*STATED PROBLEM*. Exactly retype the lines from the one containing "Output the web" through the one containing "d3.scaleLinear().domain([0, 25]).range([plot.bottom, plot.top]);"; both ends count, pictures do not.
++++
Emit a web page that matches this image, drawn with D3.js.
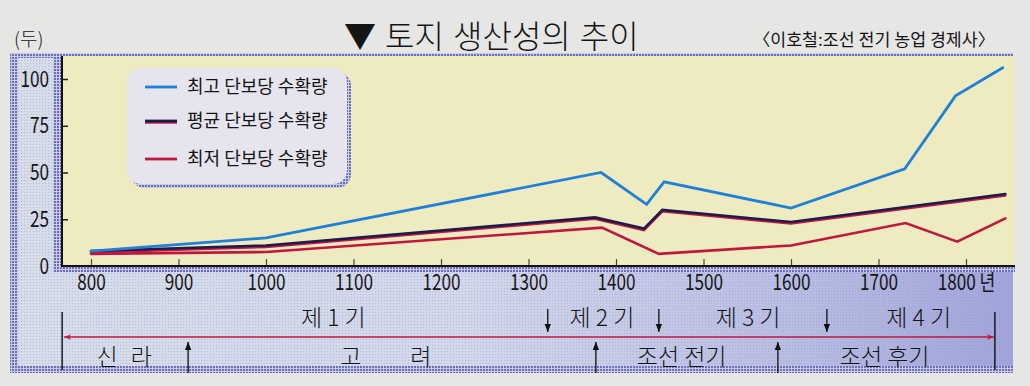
<!DOCTYPE html>
<html>
<head>
<meta charset="utf-8">
<script src="https://cdn.jsdelivr.net/npm/d3@7"></script>
<style>
	body { margin: 0; background: #e6e6e4; }
	svg { display: block; }
	text { font-family: 'Noto Sans CJK KR', 'Noto Sans', sans-serif; fill: #151515; }
</style>
</head>
<body>
<div id="chart"></div>
<script>
// ---- data ----
var highYears = [800, 1000, 1383, 1435, 1455, 1600, 1730, 1788, 1842];
var highValues = [8, 15, 50, 33, 45, 31, 52, 91, 106];
var avgYears = [800, 1000, 1376, 1432, 1453, 1600, 1845];
var avgValues = [8, 11, 26, 20, 30, 23.5, 38.5];
var lowYears = [800, 1000, 1384, 1449, 1600, 1731, 1790, 1845];
var lowValues = [6.5, 7.5, 20.5, 6.5, 11, 23, 13, 25.5];
var seriesNames = ['최고 단보당 수확량', '평균 단보당 수확량', '최저 단보당 수확량'];

var yTicks = [0, 25, 50, 75, 100];
var xTicks = [800, 900, 1000, 1100, 1200, 1300, 1400, 1500, 1600, 1700, 1800];

// timeline under the axis
var periodNames = ['제 1 기', '제 2 기', '제 3 기', '제 4 기'];
var periodCenters = [1077, 1384, 1551, 1746];
var periodBreaks = [1322, 1449, 1641];
var dynastyNames = ['신 라', '고', '려', '조선 전기', '조선 후기'];
var dynastyCenters = [838, 1097, 1177, 1475, 1707];
var dynastyBreaks = [911, 1377, 1585];
var timelineSpan = [767, 1833];

var title = '▼ 토지 생산성의 추이';
var source = '〈이호철:조선 전기 농업 경제사〉';
var unitLabel = '(두)';
var yearUnit = '년';

// ---- setup ----
var width = 1030, height = 386;
var blue = '#1f80d8', navy = '#1a1c4e', red = '#c3163f';

var x = d3.scaleLinear().domain([800, 1800]).range([91, 966]);
var y = d3.scaleLinear().domain([0, 100]).range([266, 79]);

var svg = d3.select('#chart').append('svg')
	.attr('width', width).attr('height', height);

var defs = svg.append('defs');
var dots = defs.append('pattern')
	.attr('id', 'dots').attr('patternUnits', 'userSpaceOnUse')
	.attr('width', 3).attr('height', 3);
dots.append('rect').attr('width', 3).attr('height', 3).attr('fill', '#c8cae8');
dots.append('rect').attr('width', 2).attr('height', 2).attr('fill', '#6b6fb6');

var fineDots = defs.append('pattern')
	.attr('id', 'fineDots').attr('patternUnits', 'userSpaceOnUse')
	.attr('width', 3).attr('height', 3);
fineDots.append('rect').attr('width', 1).attr('height', 1).attr('fill', '#8f95c8').attr('opacity', 0.45);

var grad = defs.append('linearGradient').attr('id', 'inner');
grad.append('stop').attr('offset', '0').attr('stop-color', '#d7dce9');
grad.append('stop').attr('offset', '0.45').attr('stop-color', '#d2d7ea');
grad.append('stop').attr('offset', '0.8').attr('stop-color', '#b6bbe2');
grad.append('stop').attr('offset', '1').attr('stop-color', '#a0a4d9');

var arrowBlack = defs.append('marker')
	.attr('id', 'ab').attr('viewBox', '0 0 10 10')
	.attr('refX', 10).attr('refY', 5)
	.attr('markerWidth', 8).attr('markerHeight', 8)
	.attr('markerUnits', 'userSpaceOnUse')
	.attr('orient', 'auto');
arrowBlack.append('path').attr('d', 'M0,1 L10,5 L0,9 Z').attr('fill', '#111');

var arrowRed = defs.append('marker')
	.attr('id', 'ar').attr('viewBox', '0 0 10 10')
	.attr('refX', 10).attr('refY', 5)
	.attr('markerWidth', 11).attr('markerHeight', 7)
	.attr('markerUnits', 'userSpaceOnUse')
	.attr('orient', 'auto-start-reverse');
arrowRed.append('path').attr('d', 'M0,1 L10,5 L0,9 L3,5 Z').attr('fill', red);

// ---- frame ----
svg.append('rect').attr('x', 10).attr('y', 53).attr('width', 1003).attr('height', 320)
	.attr('fill', 'url(#dots)');
svg.append('rect').attr('x', 18).attr('y', 58).attr('width', 995).attr('height', 308)
	.attr('fill', 'url(#inner)');
svg.append('rect').attr('x', 18).attr('y', 58).attr('width', 995).attr('height', 308)
	.attr('fill', 'url(#fineDots)');
// shadow band round the plot panel
svg.append('rect').attr('x', 53).attr('y', 56).attr('width', 962).attr('height', 216)
	.attr('fill', 'url(#dots)');
svg.append('rect').attr('x', 62).attr('y', 56).attr('width', 953).attr('height', 210)
	.attr('fill', '#efebc1');

// ---- titles ----
svg.append('text').attr('x', 344).attr('y', 48)
	.attr('font-size', 32).attr('font-weight', 300)
	.attr('word-spacing', 2).text(title);
svg.append('text').attr('x', 753).attr('y', 46)
	.attr('font-size', 17).attr('textLength', 242).attr('lengthAdjust', 'spacingAndGlyphs')
	.text(source);
svg.append('text').attr('x', 14).attr('y', 46)
	.attr('font-size', 19).attr('font-weight', 300).text(unitLabel);

// ---- axes ----
function narrow(sel, shift) {
	sel.selectAll('.tick text')
		.attr('font-family', "'Liberation Sans', sans-serif")
		.attr('font-size', 22)
		.attr('fill', '#151515')
		.attr('transform', 'scale(0.78,1)');
	if (shift) sel.selectAll('.tick text').attr('x', shift / 0.78);
}

var yAxis = svg.append('g')
	.attr('transform', 'translate(62,0)')
	.call(d3.axisLeft(y).tickValues(yTicks).tickSize(-6).tickPadding(13));
yAxis.select('.domain').remove();
yAxis.selectAll('.tick line').attr('stroke', '#222').attr('stroke-width', 1.5)
	.filter(d => d === 0).remove();
narrow(yAxis, -13);

var xAxis = svg.append('g')
	.attr('transform', 'translate(0,266)')
	.call(d3.axisBottom(x).tickValues(xTicks).tickSize(-7).tickPadding(8)
		.tickFormat(d => d === 1800 ? d + ' ' + yearUnit : d));
xAxis.select('.domain').remove();
xAxis.selectAll('.tick line').attr('stroke', '#444').attr('stroke-width', 1.2);
narrow(xAxis);

svg.append('path')
	.attr('d', 'M62,56 V266 H1015')
	.attr('fill', 'none').attr('stroke', '#111').attr('stroke-width', 2);

// ---- lines ----
function points(years, values) {
	return years.map((yr, i) => [yr, values[i]]);
}
var line = d3.line().x(d => x(d[0])).y(d => y(d[1]));

var plot = svg.append('g').attr('fill', 'none')
	.attr('stroke-linejoin', 'miter').attr('stroke-linecap', 'round');
plot.append('path').attr('d', line(points(lowYears, lowValues)))
	.attr('stroke', red).attr('stroke-width', 2.6);
plot.append('path').attr('d', line(points(avgYears, avgValues)))
	.attr('transform', 'translate(0,1.5)')
	.attr('stroke', red).attr('stroke-width', 2.4);
plot.append('path').attr('d', line(points(avgYears, avgValues)))
	.attr('stroke', navy).attr('stroke-width', 2.6);
plot.append('path').attr('d', line(points(highYears, highValues)))
	.attr('stroke', blue).attr('stroke-width', 2.8);

// ---- legend ----
var legend = svg.append('g').attr('transform', 'translate(127,68)');
legend.append('rect').attr('x', 4).attr('y', 4).attr('width', 220).attr('height', 116)
	.attr('rx', 14).attr('fill', 'url(#dots)');
legend.append('rect').attr('width', 220).attr('height', 116)
	.attr('rx', 14).attr('fill', '#e6e5ee');

var legendRows = [
	{ name: seriesNames[0], color: blue, shadow: false, y: 19 },
	{ name: seriesNames[1], color: navy, shadow: true, y: 53 },
	{ name: seriesNames[2], color: red, shadow: false, y: 91 }
];
var rows = legend.selectAll('.row').data(legendRows).enter().append('g')
	.attr('transform', d => 'translate(0,' + d.y + ')');
rows.filter(d => d.shadow).append('line')
	.attr('x1', 18).attr('x2', 50).attr('y1', 1.5).attr('y2', 1.5)
	.attr('stroke', red).attr('stroke-width', 2.4);
rows.append('line')
	.attr('x1', 18).attr('x2', 50)
	.attr('stroke', d => d.color).attr('stroke-width', 2.8);
rows.append('text').attr('x', 60).attr('dy', '0.36em')
	.attr('font-size', 18).text(d => d.name);

// ---- timeline ----
var tl = svg.append('g');
tl.selectAll('.edge').data(timelineSpan).enter().append('line')
	.attr('x1', d => x(d)).attr('x2', d => x(d))
	.attr('y1', 312).attr('y2', 370)
	.attr('stroke', '#111').attr('stroke-width', 1.4);
tl.append('line')
	.attr('x1', x(timelineSpan[0]) + 2).attr('x2', x(timelineSpan[1]) - 1)
	.attr('y1', 337).attr('y2', 337)
	.attr('stroke', red).attr('stroke-width', 1.3)
	.attr('marker-start', 'url(#ar)').attr('marker-end', 'url(#ar)');

tl.selectAll('.down').data(periodBreaks).enter().append('line')
	.attr('x1', d => x(d)).attr('x2', d => x(d))
	.attr('y1', 309).attr('y2', 332)
	.attr('stroke', '#111').attr('stroke-width', 1.3)
	.attr('marker-end', 'url(#ab)');
tl.selectAll('.up').data(dynastyBreaks).enter().append('line')
	.attr('x1', d => x(d)).attr('x2', d => x(d))
	.attr('y1', 373).attr('y2', 342)
	.attr('stroke', '#111').attr('stroke-width', 1.3)
	.attr('marker-end', 'url(#ab)');

tl.selectAll('.period').data(periodNames).enter().append('text')
	.attr('x', (d, i) => x(periodCenters[i])).attr('y', 318).attr('dy', '0.35em')
	.attr('text-anchor', 'middle').attr('font-size', 23).attr('font-weight', 300)
	.text(d => d);
tl.selectAll('.dynasty').data(dynastyNames).enter().append('text')
	.attr('x', (d, i) => x(dynastyCenters[i])).attr('y', 357).attr('dy', '0.35em')
	.attr('text-anchor', 'middle').attr('font-size', 23).attr('font-weight', 300)
	.attr('word-spacing', (d, i) => i === 0 ? 8 : 0)
	.text(d => d);
</script>
</body>
</html>
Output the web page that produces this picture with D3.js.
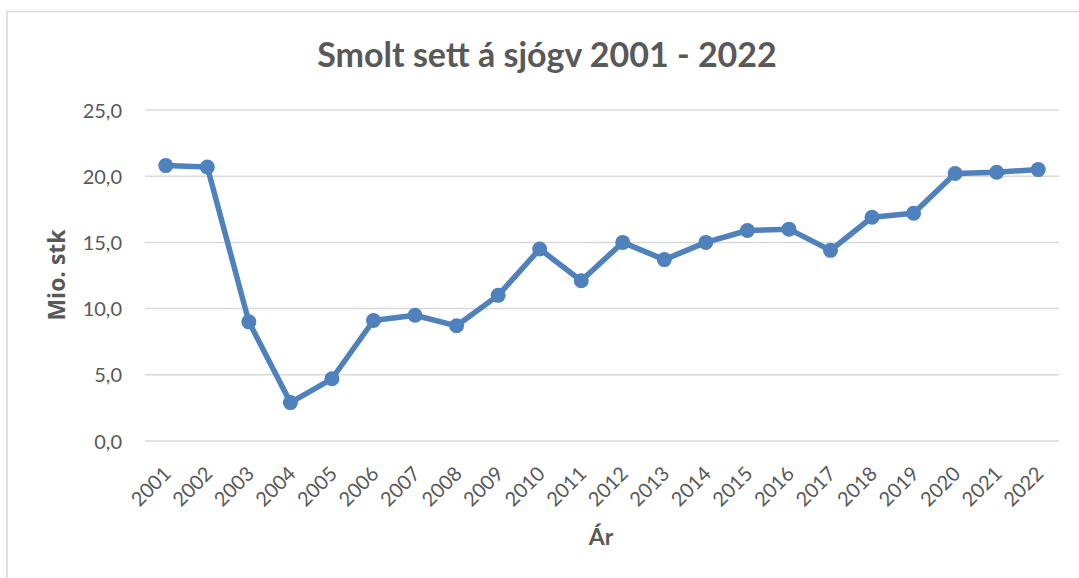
<!DOCTYPE html>
<html>
<head>
<meta charset="utf-8">
<script src="https://cdn.jsdelivr.net/npm/d3@7"></script>
<style>
  html, body { margin: 0; padding: 0; background: #fff; }
  svg { display: block; font-family: Lato, "Open Sans", sans-serif; }
</style>
</head>
<body>
<svg id="chart" width="1079" height="578"></svg>
<script>
const years = ["2001","2002","2003","2004","2005","2006","2007","2008","2009","2010","2011","2012","2013","2014","2015","2016","2017","2018","2019","2020","2021","2022"];
const smolt = [20.8, 20.7, 9.0, 2.9, 4.7, 9.1, 9.5, 8.7, 11.0, 14.5, 12.1, 15.0, 13.7, 15.0, 15.9, 16.0, 14.4, 16.9, 17.2, 20.2, 20.3, 20.5];
const yTicks = [0, 5, 10, 15, 20, 25];
const titleText = "Smolt sett á sjógv 2001 - 2022";
const yTitle = "Mio. stk";
const xTitle = "Ár";

const svg = d3.select("#chart");
const W = 1079, H = 578;
const plot = { left: 145, right: 1059, top: 110, bottom: 441 };

// chart border
svg.append("path")
  .attr("d", `M7,${H} V11.5 H${W}`)
  .attr("fill", "none").attr("stroke", "#d9d9d9").attr("stroke-width", 1.5);

const x = d3.scalePoint().domain(years).range([plot.left, plot.right]).padding(0.5);
const y = d3.scaleLinear().domain([0, 25]).range([plot.bottom, plot.top]);

// gridlines
svg.append("g").selectAll("line").data(yTicks).join("line")
  .attr("x1", plot.left).attr("x2", plot.right)
  .attr("y1", d => y(d)).attr("y2", d => y(d))
  .attr("stroke", "#d9d9d9").attr("stroke-width", 1.5);

// y axis
const yAxis = d3.axisLeft(y).tickValues(yTicks).tickSize(0).tickPadding(0)
  .tickFormat(d => d3.format(".1f")(d).replace(".", ","));
const gy = svg.append("g").attr("transform", `translate(${plot.left - 23},0)`).call(yAxis);
gy.select(".domain").remove();
gy.selectAll("text").attr("fill", "#595959").attr("font-size", 20).attr("dy", "0.35em")
  .style("font-family", "Lato, sans-serif");

// x axis
const xAxis = d3.axisBottom(x).tickSize(0).tickPadding(0);
const gx = svg.append("g").attr("transform", `translate(0,${plot.bottom})`).call(xAxis);
gx.select(".domain").remove();
gx.selectAll("text")
  .attr("fill", "#595959").attr("font-size", 20)
  .attr("text-anchor", "end").attr("dy", 0).attr("y", 0)
  .attr("transform", "translate(6,34) rotate(-45)")
  .style("font-family", "Lato, sans-serif");

// line
const line = d3.line().x((d, i) => x(years[i])).y(d => y(d));
svg.append("path").datum(smolt)
  .attr("d", line).attr("fill", "none")
  .attr("stroke", "#4F81BD").attr("stroke-width", 5.5).attr("stroke-linejoin", "round");

svg.append("g").selectAll("circle").data(smolt).join("circle")
  .attr("cx", (d, i) => x(years[i])).attr("cy", d => y(d))
  .attr("r", 7.5).attr("fill", "#4F81BD");

// titles
svg.append("text").attr("x", 547).attr("y", 67).attr("text-anchor", "middle")
  .attr("font-size", 34).attr("font-weight", "bold").attr("fill", "#595959")
  .text(titleText);

svg.append("text").attr("transform", "translate(65,275) rotate(-90)")
  .attr("text-anchor", "middle").attr("font-size", 23).attr("font-weight", "bold")
  .attr("fill", "#595959").style("font-family", "'Open Sans', sans-serif").text(yTitle);

svg.append("text").attr("x", 601).attr("y", 545).attr("text-anchor", "middle")
  .attr("font-size", 23).attr("font-weight", "bold").attr("fill", "#595959")
  .text(xTitle);
</script>
</body>
</html>
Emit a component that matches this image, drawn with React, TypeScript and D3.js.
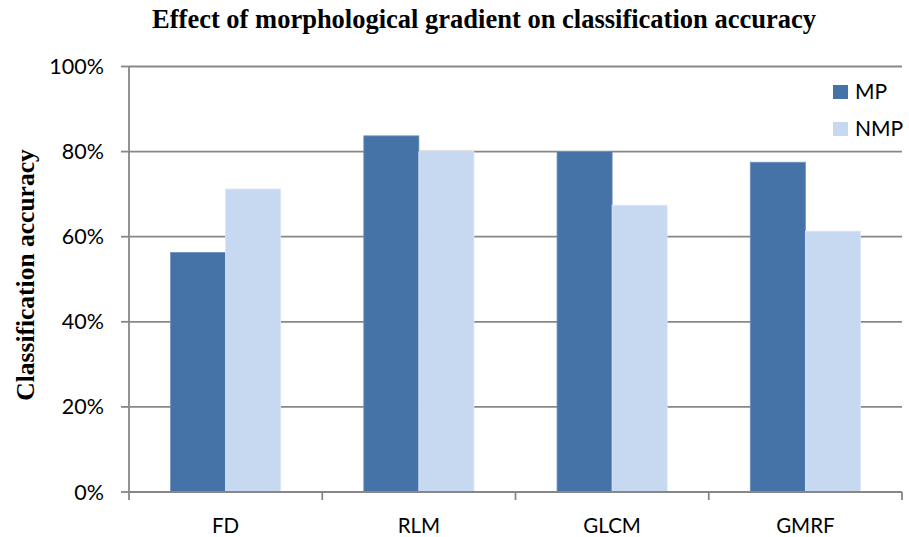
++++
*THE ANSWER*.
Output the web page that produces this picture with D3.js.
<!DOCTYPE html>
<html>
<head>
<meta charset="utf-8">
<script src="https://cdn.jsdelivr.net/npm/d3@7"></script>
<style>
  html, body { margin: 0; padding: 0; background: #fff; }
  svg { display: block; font-family: Lato, "Open Sans", sans-serif; }
</style>
</head>
<body>
<svg id="chart" width="1079" height="578"></svg>
<script>
const years = ["2001","2002","2003","2004","2005","2006","2007","2008","2009","2010","2011","2012","2013","2014","2015","2016","2017","2018","2019","2020","2021","2022"];
const smolt = [20.8, 20.7, 9.0, 2.9, 4.7, 9.1, 9.5, 8.7, 11.0, 14.5, 12.1, 15.0, 13.7, 15.0, 15.9, 16.0, 14.4, 16.9, 17.2, 20.2, 20.3, 20.5];
const yTicks = [0, 5, 10, 15, 20, 25];
const titleText = "Smolt sett á sjógv 2001 - 2022";
const yTitle = "Mio. stk";
const xTitle = "Ár";

const svg = d3.select("#chart");
const W = 1079, H = 578;
const plot = { left: 145, right: 1059, top: 110, bottom: 441 };

// chart border
svg.append("path")
  .attr("d", `M7,${H} V11.5 H${W}`)
  .attr("fill", "none").attr("stroke", "#d9d9d9").attr("stroke-width", 1.5);

const x = d3.scalePoint().domain(years).range([plot.left, plot.right]).padding(0.5);
const y = d3.scaleLinear().domain([0, 25]).range([plot.bottom, plot.top]);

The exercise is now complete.